Se há um género cinematográfico que, na sua era clássica, está mais ligado à cor que ao preto e branco esse é o musical norte-americano. Já haviam sido feitas algumas experiências, mas a cor só chegou definitivamente ao grande ecrã no final dos anos 30 dando início a musicais maravilhosamente extravagantes. O processo de coloração de filmes mais utilizado na era dourada de Hollywood tinha o nome de Technicolor, designação que rapidamente ultrapassou a barreira puramente técnica para se tornar símbolo de glamour, kitsch, excentricidade e escapismo.
Nos tempos da Grande Depressão e durante a Segunda Guerra Mundial, os musicais, essencialmente produzidos pela MGM e pela 20th Century Fox eram um dos principais geradores de lucro da indústria cinematográfica. Ao contrário do que acontece hoje, em que o cinema está obcecado com a ideia de que só o real é que é bom, vivia-se o tempo da fuga à dura realidade e o musical, ainda melhor quando aliado à cor psicadélica, era uma ótima resposta de alívio e evasão à pressão da guerra e pobreza.

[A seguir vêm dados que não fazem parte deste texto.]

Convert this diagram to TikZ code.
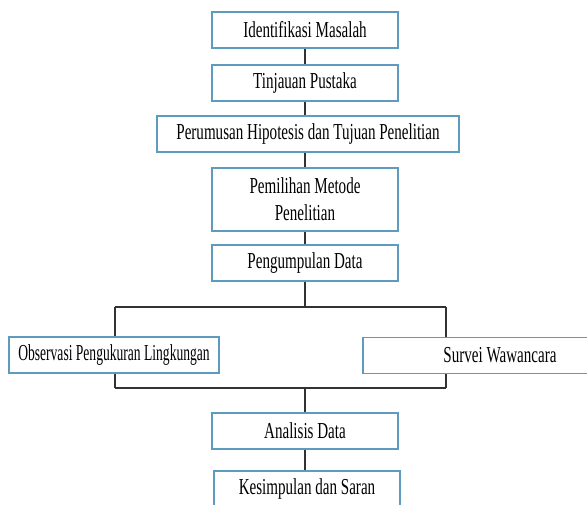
\documentclass[tikz,border=0pt]{standalone}
\usepackage{fontspec}
\setmainfont{Liberation Serif}[FakeStretch=0.66]
\usetikzlibrary{positioning}
\definecolor{boxblue}{RGB}{95,155,190}
\definecolor{linegray}{RGB}{50,50,50}

\begin{document}
\begin{tikzpicture}[x=0.02cm,y=-0.02cm,
  box/.style={draw=boxblue,line width=0.8pt,fill=white,minimum height=0.72cm,
    minimum width=3.72cm,align=center,font=\fontsize{13}{15.5}\selectfont,inner sep=1pt},
  link/.style={draw=linegray,line width=0.85pt},
  bar/.style={draw=linegray,line width=1.4pt}]
\clip (0,0) rectangle (587,504);

\node[box] (b1) at (305,30) {Identifikasi Masalah};
\node[box] (b2) at (305,83) {Tinjauan Pustaka};
\node[box,minimum width=6.04cm] (b3) at (308,134) {Perumusan Hipotesis dan Tujuan Penelitian};
\node[box,minimum height=1.26cm] (b4) at (305,199.5) {Pemilihan Metode\\Penelitian};
\node[box] (b5) at (305,263) {Pengumpulan Data};
\node[box,minimum width=4.2cm] (b6) at (114,355) {\scalebox{0.9}[1]{Observasi Pengukuran Lingkungan}};
\node[box,minimum width=5.48cm] (b7) at (500,355.5) {Survei Wawancara};
\node[box] (b8) at (305,431) {Analisis Data};
\node[box] (b9) at (307,489) {Kesimpulan dan Saran};

% split and join bars
\coordinate (sl) at (115,307);
\coordinate (sr) at (446,307);
\coordinate (jl) at (115,388);
\coordinate (jr) at (446,388);

\foreach \a/\b in {b1/b2,b2/b3,b3/b4,b4/b5} {
\draw[link] (\a.south-|b1) -- (\b.north-|b1);
}
\draw[link] (b5.south) -- (b5.south|-sl);
\draw[bar] (sl) -- (sr);
\draw[link] (sl) -- (sl|-b6.north);
\draw[link] (sr) -- (sr|-b7.north);
\draw[link] (sl|-b6.south) -- (jl);
\draw[link] (sr|-b7.south) -- (jr);
\draw[bar] (jl) -- (jr);
\draw[link] (b8.north|-jl) -- (b8.north);
\draw[link] (b8.south) -- (b8.south|-b9.north);
\end{tikzpicture}
\end{document}
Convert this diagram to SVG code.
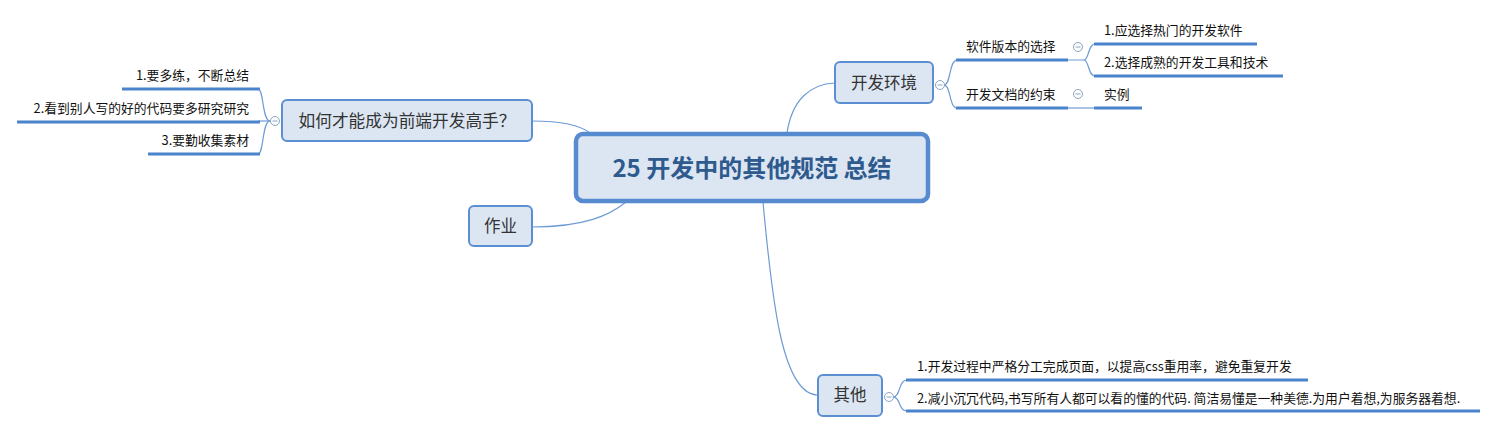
<svg xmlns="http://www.w3.org/2000/svg" width="1497" height="433" viewBox="0 0 1497 433">
<style>
.node{fill:#dce6f3;stroke:#5b8fd1;stroke-width:2}
.central{fill:#dce6f3;stroke:#578bd0;stroke-width:4.5}
.t{font-family:"Microsoft YaHei","Noto Sans CJK SC",sans-serif;fill:#333}
.nt{font-size:16.5px;text-anchor:middle}
.ct{font-size:24px;font-weight:bold;fill:#2e5a8e;text-anchor:middle}
.lt{font-size:12.8px;fill:#111}
.ul{stroke:#4a84cc;stroke-width:3;fill:none}
.c{stroke:#6d9bd6;stroke-width:1.2;fill:none}
.tog{fill:#fff;stroke:#8aa3c0;stroke-width:1}
.tm{stroke:#8aa3c0;stroke-width:1}
</style>
<rect width="1497" height="433" fill="#fff"/>
<g id="connectors">
<path class="c" d="M787,133 C792,100 810,84 835,83"/>
<path class="c" d="M532,121 C560,121 580,125 590,133"/>
<path class="c" d="M532,227 C585,227 610,215 626,202"/>
<path class="c" d="M763,202 C772,300 782,395 818,395"/>
<path class="c" d="M270,121 C262,121 264,89 258,89"/>
<path class="c" d="M270,121 L258,121"/>
<path class="c" d="M270,121 C262,121 264,154 258,154"/>
<path class="c" d="M944,85 C951,85 949,60 957,60"/>
<path class="c" d="M944,85 C951,85 949,108 957,108"/>
<path class="c" d="M1068,60 L1084,60 C1089,60 1088,44 1095,44"/>
<path class="c" d="M1084,60 C1089,60 1088,76 1095,76"/>
<path class="c" d="M1068,108 L1095,108"/>
<path class="c" d="M893,397 C901,397 898,380 907,380"/>
<path class="c" d="M893,397 C901,397 898,411 907,411"/>
</g>
<g id="central">
<rect class="central" x="576" y="134" width="352" height="67" rx="7"/>
<text class="t ct" x="752" y="177">25 开发中的其他规范 总结</text>
</g>
<g id="n-gaoshou">
<rect class="node" x="282" y="100" width="250" height="41" rx="5"/>
<text class="t nt" x="407" y="127" textLength="217" lengthAdjust="spacingAndGlyphs">如何才能成为前端开发高手？</text>
<circle class="tog" cx="275" cy="121" r="4.5"/><line class="tm" x1="272.5" y1="121" x2="277.5" y2="121"/>
</g>
<g id="g1"><text class="t lt" x="249" y="80" text-anchor="end">1.要多练，不断总结</text><line class="ul" x1="122" y1="89" x2="260" y2="89"/></g>
<g id="g2"><text class="t lt" x="249" y="113" text-anchor="end">2.看到别人写的好的代码要多研究研究</text><line class="ul" x1="17" y1="122" x2="260" y2="122"/></g>
<g id="g3"><text class="t lt" x="249" y="145" text-anchor="end">3.要勤收集素材</text><line class="ul" x1="148" y1="154" x2="260" y2="154"/></g>
<g id="n-zuoye">
<rect class="node" x="469" y="206" width="63" height="40" rx="5"/>
<text class="t nt" x="500.5" y="232">作业</text>
</g>
<g id="n-kaifa">
<rect class="node" x="835" y="62" width="98" height="41" rx="5"/>
<text class="t nt" x="884" y="89">开发环境</text>
<circle class="tog" cx="940" cy="85" r="4.5"/><line class="tm" x1="937.5" y1="85" x2="942.5" y2="85"/>
</g>
<g id="k1"><text class="t lt" x="966" y="51">软件版本的选择</text><line class="ul" x1="956" y1="60" x2="1068" y2="60"/>
<circle class="tog" cx="1078" cy="47" r="4.5"/><line class="tm" x1="1075.5" y1="47" x2="1080.5" y2="47"/></g>
<g id="k2"><text class="t lt" x="966" y="99">开发文档的约束</text><line class="ul" x1="956" y1="108" x2="1068" y2="108"/>
<circle class="tog" cx="1078" cy="94" r="4.5"/><line class="tm" x1="1075.5" y1="94" x2="1080.5" y2="94"/></g>
<g id="k11"><text class="t lt" x="1104" y="35">1.应选择热门的开发软件</text><line class="ul" x1="1094" y1="44" x2="1257" y2="44"/></g>
<g id="k12"><text class="t lt" x="1104" y="67">2.选择成熟的开发工具和技术</text><line class="ul" x1="1094" y1="76" x2="1283" y2="76"/></g>
<g id="k21"><text class="t lt" x="1104" y="99">实例</text><line class="ul" x1="1094" y1="108" x2="1142" y2="108"/></g>
<g id="n-qita">
<rect class="node" x="818" y="375" width="64" height="41" rx="5"/>
<text class="t nt" x="850" y="401">其他</text>
<circle class="tog" cx="889" cy="397" r="4.5"/><line class="tm" x1="886.5" y1="397" x2="891.5" y2="397"/>
</g>
<g id="q1"><text class="t lt" x="917" y="371">1.开发过程中严格分工完成页面，以提高css重用率，避免重复开发</text><line class="ul" x1="906" y1="380" x2="1308" y2="380"/></g>
<g id="q2"><text class="t lt" x="917" y="403">2.减小沉冗代码,书写所有人都可以看的懂的代码. 简洁易懂是一种美德.为用户着想,为服务器着想.</text><line class="ul" x1="906" y1="411" x2="1480" y2="411"/></g>
</svg>
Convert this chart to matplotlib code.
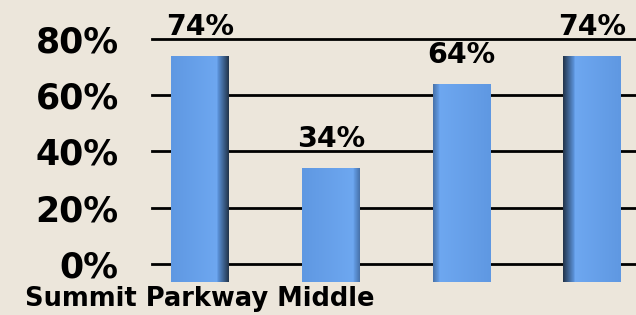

A cor do Technicolor é berrante, adoravelmente cansativa, artificial e dificilmente se desbota ao longo do tempo. Com a cor, novas divas do cinema viram-se catapultadas para as luzes da ribalta. Por oposição à dramaticidade e mistério que o monocromático conferia a estrelas como Greta Garbo, Marlene Dietrich e Bette Davis, a cor transmitia exuberância e vivacidade a divas como Betty Grable, Rita Hayworth e Carmen Miranda. Grable, a “pin-up” favorita dos soldados, viu a sua carreira definitivamente lançada graças à cor. Da mesma forma, Carmen Miranda, depois de flops a preto a branco, pôde finalmente singrar graças às suas “frutas technicolor” na cabeça. Rita Hayworth, Lucille Ball e, especialmente Maureen O’Hara (na foto) – aquela que é mais vezes recordada com “Queen of Technicolor” –, partilhavam um trunfo poderosíssimo para um sucesso colorido: um cabelo artificialmente ruivo (pelo menos no caso das duas primeiras).
De facto, os requisitos que facilmente garantiriam a uma mulher, convencionalmente bonita, o suculento nome de “Rainha do Technicolor” eram uma cabeleira laranja, olhos claros e lábios “vermelhos-cheguei!”. Maureen tinha-os todos. Ao longo dos anos 50, quando os musicais começaram a perder força, a cor jogava também muito bem com filmes de aventuras (onde Arlene Dahl, Rhonda Fleming e Yvonne de Carlo brilharam no seu curto reinado).
A estética da cor é muitas vezes kitsch, diferentemente do estilo sofisticado e sóbrio do preto e branco. Vistas assim as coisas pode parecer que o Technicolor está em desvantagem. Porém, a cor deu a conhecer uma geração de estrelas mais joviais e mais próximas do espectador que corresponde ao estilo da maioria das vedetas de hoje. Eu até posso considerar um horror ver “Casablanca” em versão “arco-íris” (coisa que se fez nos anos 80), mas é-me terrorífica a ideia de ver “The Wizard of Oz” em monocromático. Há filmes e estrelas que nasceram para e graças à cor. Bem dito seja o Technicolor.